▶ Work instructions:
All of the material below is to be repeated exactly.

▶ Data provided:

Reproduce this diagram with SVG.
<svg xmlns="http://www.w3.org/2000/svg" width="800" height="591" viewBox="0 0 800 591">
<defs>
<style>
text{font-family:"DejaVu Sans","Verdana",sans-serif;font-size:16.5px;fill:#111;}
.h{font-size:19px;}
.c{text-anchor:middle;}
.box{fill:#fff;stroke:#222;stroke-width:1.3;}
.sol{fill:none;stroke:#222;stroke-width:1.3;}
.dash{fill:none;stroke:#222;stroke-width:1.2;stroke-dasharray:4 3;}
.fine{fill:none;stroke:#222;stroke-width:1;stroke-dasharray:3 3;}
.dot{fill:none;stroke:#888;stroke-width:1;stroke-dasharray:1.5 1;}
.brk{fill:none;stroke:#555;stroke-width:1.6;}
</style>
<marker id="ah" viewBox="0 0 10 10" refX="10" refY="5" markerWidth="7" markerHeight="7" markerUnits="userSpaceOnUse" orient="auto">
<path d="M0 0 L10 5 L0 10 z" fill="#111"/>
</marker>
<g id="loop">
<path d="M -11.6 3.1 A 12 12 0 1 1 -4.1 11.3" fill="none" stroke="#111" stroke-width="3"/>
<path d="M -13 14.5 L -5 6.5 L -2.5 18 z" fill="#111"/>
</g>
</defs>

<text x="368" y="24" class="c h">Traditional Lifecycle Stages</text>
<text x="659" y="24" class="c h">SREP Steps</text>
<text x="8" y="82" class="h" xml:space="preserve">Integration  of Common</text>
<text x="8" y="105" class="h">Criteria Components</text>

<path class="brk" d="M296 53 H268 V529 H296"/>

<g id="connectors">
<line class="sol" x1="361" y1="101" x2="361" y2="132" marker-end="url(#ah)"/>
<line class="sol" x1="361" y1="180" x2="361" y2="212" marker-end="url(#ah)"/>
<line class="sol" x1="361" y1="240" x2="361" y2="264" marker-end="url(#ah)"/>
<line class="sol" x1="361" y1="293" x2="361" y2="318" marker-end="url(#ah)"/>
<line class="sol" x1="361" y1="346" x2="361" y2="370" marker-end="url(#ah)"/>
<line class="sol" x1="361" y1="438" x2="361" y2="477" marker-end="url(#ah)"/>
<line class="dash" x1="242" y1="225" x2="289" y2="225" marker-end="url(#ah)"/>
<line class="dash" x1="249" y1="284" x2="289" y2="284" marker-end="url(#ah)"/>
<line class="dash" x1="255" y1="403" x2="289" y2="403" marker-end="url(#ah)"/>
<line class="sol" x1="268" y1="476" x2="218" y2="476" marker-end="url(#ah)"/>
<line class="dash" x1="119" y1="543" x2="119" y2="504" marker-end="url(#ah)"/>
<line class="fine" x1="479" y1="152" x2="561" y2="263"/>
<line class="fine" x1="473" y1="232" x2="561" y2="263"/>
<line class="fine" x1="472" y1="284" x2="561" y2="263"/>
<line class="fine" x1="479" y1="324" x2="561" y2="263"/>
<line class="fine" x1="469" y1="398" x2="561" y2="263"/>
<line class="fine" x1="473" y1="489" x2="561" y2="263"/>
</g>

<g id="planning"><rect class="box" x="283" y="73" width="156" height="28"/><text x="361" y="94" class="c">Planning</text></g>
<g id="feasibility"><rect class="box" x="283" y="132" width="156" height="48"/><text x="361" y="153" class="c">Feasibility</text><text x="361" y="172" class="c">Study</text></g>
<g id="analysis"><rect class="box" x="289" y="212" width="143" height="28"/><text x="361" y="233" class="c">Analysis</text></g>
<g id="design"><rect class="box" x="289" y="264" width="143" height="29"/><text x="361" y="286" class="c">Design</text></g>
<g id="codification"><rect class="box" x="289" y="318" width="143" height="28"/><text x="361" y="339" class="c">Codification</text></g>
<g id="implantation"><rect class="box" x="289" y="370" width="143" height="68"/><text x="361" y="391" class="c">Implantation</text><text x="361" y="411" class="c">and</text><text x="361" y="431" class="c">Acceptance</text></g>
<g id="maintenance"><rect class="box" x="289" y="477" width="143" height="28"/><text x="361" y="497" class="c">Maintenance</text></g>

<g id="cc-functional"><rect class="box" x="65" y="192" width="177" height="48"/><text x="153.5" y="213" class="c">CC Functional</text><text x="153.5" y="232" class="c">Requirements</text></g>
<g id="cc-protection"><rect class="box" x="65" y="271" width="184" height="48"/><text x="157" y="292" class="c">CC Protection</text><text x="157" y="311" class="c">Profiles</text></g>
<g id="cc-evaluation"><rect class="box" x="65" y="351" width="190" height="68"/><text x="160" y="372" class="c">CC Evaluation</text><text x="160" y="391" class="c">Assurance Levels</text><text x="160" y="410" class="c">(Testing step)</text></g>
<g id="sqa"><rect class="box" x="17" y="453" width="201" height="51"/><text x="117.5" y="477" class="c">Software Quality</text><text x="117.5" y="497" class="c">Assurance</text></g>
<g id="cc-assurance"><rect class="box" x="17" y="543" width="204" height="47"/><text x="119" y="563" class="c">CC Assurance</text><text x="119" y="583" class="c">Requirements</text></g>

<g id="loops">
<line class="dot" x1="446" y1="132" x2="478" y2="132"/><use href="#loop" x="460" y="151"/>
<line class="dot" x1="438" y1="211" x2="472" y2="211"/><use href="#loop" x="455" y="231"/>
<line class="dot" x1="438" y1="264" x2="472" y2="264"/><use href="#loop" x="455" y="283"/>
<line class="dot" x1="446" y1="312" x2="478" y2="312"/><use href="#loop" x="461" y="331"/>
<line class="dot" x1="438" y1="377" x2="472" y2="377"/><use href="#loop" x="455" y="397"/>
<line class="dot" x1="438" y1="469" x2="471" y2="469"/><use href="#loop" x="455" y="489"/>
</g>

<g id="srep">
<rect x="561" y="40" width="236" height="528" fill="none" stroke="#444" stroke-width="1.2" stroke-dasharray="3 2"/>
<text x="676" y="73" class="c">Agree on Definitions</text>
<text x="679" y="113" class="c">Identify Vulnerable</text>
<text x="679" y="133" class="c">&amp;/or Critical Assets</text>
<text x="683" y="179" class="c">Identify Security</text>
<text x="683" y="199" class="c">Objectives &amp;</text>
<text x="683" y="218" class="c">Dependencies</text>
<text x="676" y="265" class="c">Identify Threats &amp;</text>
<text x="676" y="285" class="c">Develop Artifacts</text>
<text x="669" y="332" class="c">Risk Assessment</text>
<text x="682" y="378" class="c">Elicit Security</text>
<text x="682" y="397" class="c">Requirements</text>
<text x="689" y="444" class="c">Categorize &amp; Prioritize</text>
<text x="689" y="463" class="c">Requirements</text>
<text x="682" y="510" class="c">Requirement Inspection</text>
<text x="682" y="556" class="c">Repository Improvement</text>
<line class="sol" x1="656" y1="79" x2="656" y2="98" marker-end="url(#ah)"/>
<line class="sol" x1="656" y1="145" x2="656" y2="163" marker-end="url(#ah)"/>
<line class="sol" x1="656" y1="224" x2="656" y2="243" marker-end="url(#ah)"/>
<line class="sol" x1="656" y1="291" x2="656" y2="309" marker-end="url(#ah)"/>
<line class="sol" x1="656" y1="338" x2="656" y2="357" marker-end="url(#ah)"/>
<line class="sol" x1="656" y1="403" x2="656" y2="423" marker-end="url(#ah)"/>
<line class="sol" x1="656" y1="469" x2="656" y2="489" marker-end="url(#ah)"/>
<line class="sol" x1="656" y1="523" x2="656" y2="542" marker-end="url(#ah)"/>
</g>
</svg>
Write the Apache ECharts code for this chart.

▶ Result of the task:
Reproduce this diagram with SVG.
<svg xmlns="http://www.w3.org/2000/svg" width="800" height="591" viewBox="0 0 800 591">
<defs>
<style>
text{font-family:"DejaVu Sans","Verdana",sans-serif;font-size:16.5px;fill:#111;}
.h{font-size:19px;}
.c{text-anchor:middle;}
.box{fill:#fff;stroke:#222;stroke-width:1.3;}
.sol{fill:none;stroke:#222;stroke-width:1.3;}
.dash{fill:none;stroke:#222;stroke-width:1.2;stroke-dasharray:4 3;}
.fine{fill:none;stroke:#222;stroke-width:1;stroke-dasharray:3 3;}
.dot{fill:none;stroke:#888;stroke-width:1;stroke-dasharray:1.5 1;}
.brk{fill:none;stroke:#555;stroke-width:1.6;}
</style>
<marker id="ah" viewBox="0 0 10 10" refX="10" refY="5" markerWidth="7" markerHeight="7" markerUnits="userSpaceOnUse" orient="auto">
<path d="M0 0 L10 5 L0 10 z" fill="#111"/>
</marker>
<g id="loop">
<path d="M -11.6 3.1 A 12 12 0 1 1 -4.1 11.3" fill="none" stroke="#111" stroke-width="3"/>
<path d="M -13 14.5 L -5 6.5 L -2.5 18 z" fill="#111"/>
</g>
</defs>

<text x="368" y="24" class="c h">Traditional Lifecycle Stages</text>
<text x="659" y="24" class="c h">SREP Steps</text>
<text x="8" y="82" class="h" xml:space="preserve">Integration  of Common</text>
<text x="8" y="105" class="h">Criteria Components</text>

<path class="brk" d="M296 53 H268 V529 H296"/>

<g id="connectors">
<line class="sol" x1="361" y1="101" x2="361" y2="132" marker-end="url(#ah)"/>
<line class="sol" x1="361" y1="180" x2="361" y2="212" marker-end="url(#ah)"/>
<line class="sol" x1="361" y1="240" x2="361" y2="264" marker-end="url(#ah)"/>
<line class="sol" x1="361" y1="293" x2="361" y2="318" marker-end="url(#ah)"/>
<line class="sol" x1="361" y1="346" x2="361" y2="370" marker-end="url(#ah)"/>
<line class="sol" x1="361" y1="438" x2="361" y2="477" marker-end="url(#ah)"/>
<line class="dash" x1="242" y1="225" x2="289" y2="225" marker-end="url(#ah)"/>
<line class="dash" x1="249" y1="284" x2="289" y2="284" marker-end="url(#ah)"/>
<line class="dash" x1="255" y1="403" x2="289" y2="403" marker-end="url(#ah)"/>
<line class="sol" x1="268" y1="476" x2="218" y2="476" marker-end="url(#ah)"/>
<line class="dash" x1="119" y1="543" x2="119" y2="504" marker-end="url(#ah)"/>
<line class="fine" x1="479" y1="152" x2="561" y2="263"/>
<line class="fine" x1="473" y1="232" x2="561" y2="263"/>
<line class="fine" x1="472" y1="284" x2="561" y2="263"/>
<line class="fine" x1="479" y1="324" x2="561" y2="263"/>
<line class="fine" x1="469" y1="398" x2="561" y2="263"/>
<line class="fine" x1="473" y1="489" x2="561" y2="263"/>
</g>

<g id="planning"><rect class="box" x="283" y="73" width="156" height="28"/><text x="361" y="94" class="c">Planning</text></g>
<g id="feasibility"><rect class="box" x="283" y="132" width="156" height="48"/><text x="361" y="153" class="c">Feasibility</text><text x="361" y="172" class="c">Study</text></g>
<g id="analysis"><rect class="box" x="289" y="212" width="143" height="28"/><text x="361" y="233" class="c">Analysis</text></g>
<g id="design"><rect class="box" x="289" y="264" width="143" height="29"/><text x="361" y="286" class="c">Design</text></g>
<g id="codification"><rect class="box" x="289" y="318" width="143" height="28"/><text x="361" y="339" class="c">Codification</text></g>
<g id="implantation"><rect class="box" x="289" y="370" width="143" height="68"/><text x="361" y="391" class="c">Implantation</text><text x="361" y="411" class="c">and</text><text x="361" y="431" class="c">Acceptance</text></g>
<g id="maintenance"><rect class="box" x="289" y="477" width="143" height="28"/><text x="361" y="497" class="c">Maintenance</text></g>

<g id="cc-functional"><rect class="box" x="65" y="192" width="177" height="48"/><text x="153.5" y="213" class="c">CC Functional</text><text x="153.5" y="232" class="c">Requirements</text></g>
<g id="cc-protection"><rect class="box" x="65" y="271" width="184" height="48"/><text x="157" y="292" class="c">CC Protection</text><text x="157" y="311" class="c">Profiles</text></g>
<g id="cc-evaluation"><rect class="box" x="65" y="351" width="190" height="68"/><text x="160" y="372" class="c">CC Evaluation</text><text x="160" y="391" class="c">Assurance Levels</text><text x="160" y="410" class="c">(Testing step)</text></g>
<g id="sqa"><rect class="box" x="17" y="453" width="201" height="51"/><text x="117.5" y="477" class="c">Software Quality</text><text x="117.5" y="497" class="c">Assurance</text></g>
<g id="cc-assurance"><rect class="box" x="17" y="543" width="204" height="47"/><text x="119" y="563" class="c">CC Assurance</text><text x="119" y="583" class="c">Requirements</text></g>

<g id="loops">
<line class="dot" x1="446" y1="132" x2="478" y2="132"/><use href="#loop" x="460" y="151"/>
<line class="dot" x1="438" y1="211" x2="472" y2="211"/><use href="#loop" x="455" y="231"/>
<line class="dot" x1="438" y1="264" x2="472" y2="264"/><use href="#loop" x="455" y="283"/>
<line class="dot" x1="446" y1="312" x2="478" y2="312"/><use href="#loop" x="461" y="331"/>
<line class="dot" x1="438" y1="377" x2="472" y2="377"/><use href="#loop" x="455" y="397"/>
<line class="dot" x1="438" y1="469" x2="471" y2="469"/><use href="#loop" x="455" y="489"/>
</g>

<g id="srep">
<rect x="561" y="40" width="236" height="528" fill="none" stroke="#444" stroke-width="1.2" stroke-dasharray="3 2"/>
<text x="676" y="73" class="c">Agree on Definitions</text>
<text x="679" y="113" class="c">Identify Vulnerable</text>
<text x="679" y="133" class="c">&amp;/or Critical Assets</text>
<text x="683" y="179" class="c">Identify Security</text>
<text x="683" y="199" class="c">Objectives &amp;</text>
<text x="683" y="218" class="c">Dependencies</text>
<text x="676" y="265" class="c">Identify Threats &amp;</text>
<text x="676" y="285" class="c">Develop Artifacts</text>
<text x="669" y="332" class="c">Risk Assessment</text>
<text x="682" y="378" class="c">Elicit Security</text>
<text x="682" y="397" class="c">Requirements</text>
<text x="689" y="444" class="c">Categorize &amp; Prioritize</text>
<text x="689" y="463" class="c">Requirements</text>
<text x="682" y="510" class="c">Requirement Inspection</text>
<text x="682" y="556" class="c">Repository Improvement</text>
<line class="sol" x1="656" y1="79" x2="656" y2="98" marker-end="url(#ah)"/>
<line class="sol" x1="656" y1="145" x2="656" y2="163" marker-end="url(#ah)"/>
<line class="sol" x1="656" y1="224" x2="656" y2="243" marker-end="url(#ah)"/>
<line class="sol" x1="656" y1="291" x2="656" y2="309" marker-end="url(#ah)"/>
<line class="sol" x1="656" y1="338" x2="656" y2="357" marker-end="url(#ah)"/>
<line class="sol" x1="656" y1="403" x2="656" y2="423" marker-end="url(#ah)"/>
<line class="sol" x1="656" y1="469" x2="656" y2="489" marker-end="url(#ah)"/>
<line class="sol" x1="656" y1="523" x2="656" y2="542" marker-end="url(#ah)"/>
</g>
</svg>
Write the Apache ECharts code for this chart.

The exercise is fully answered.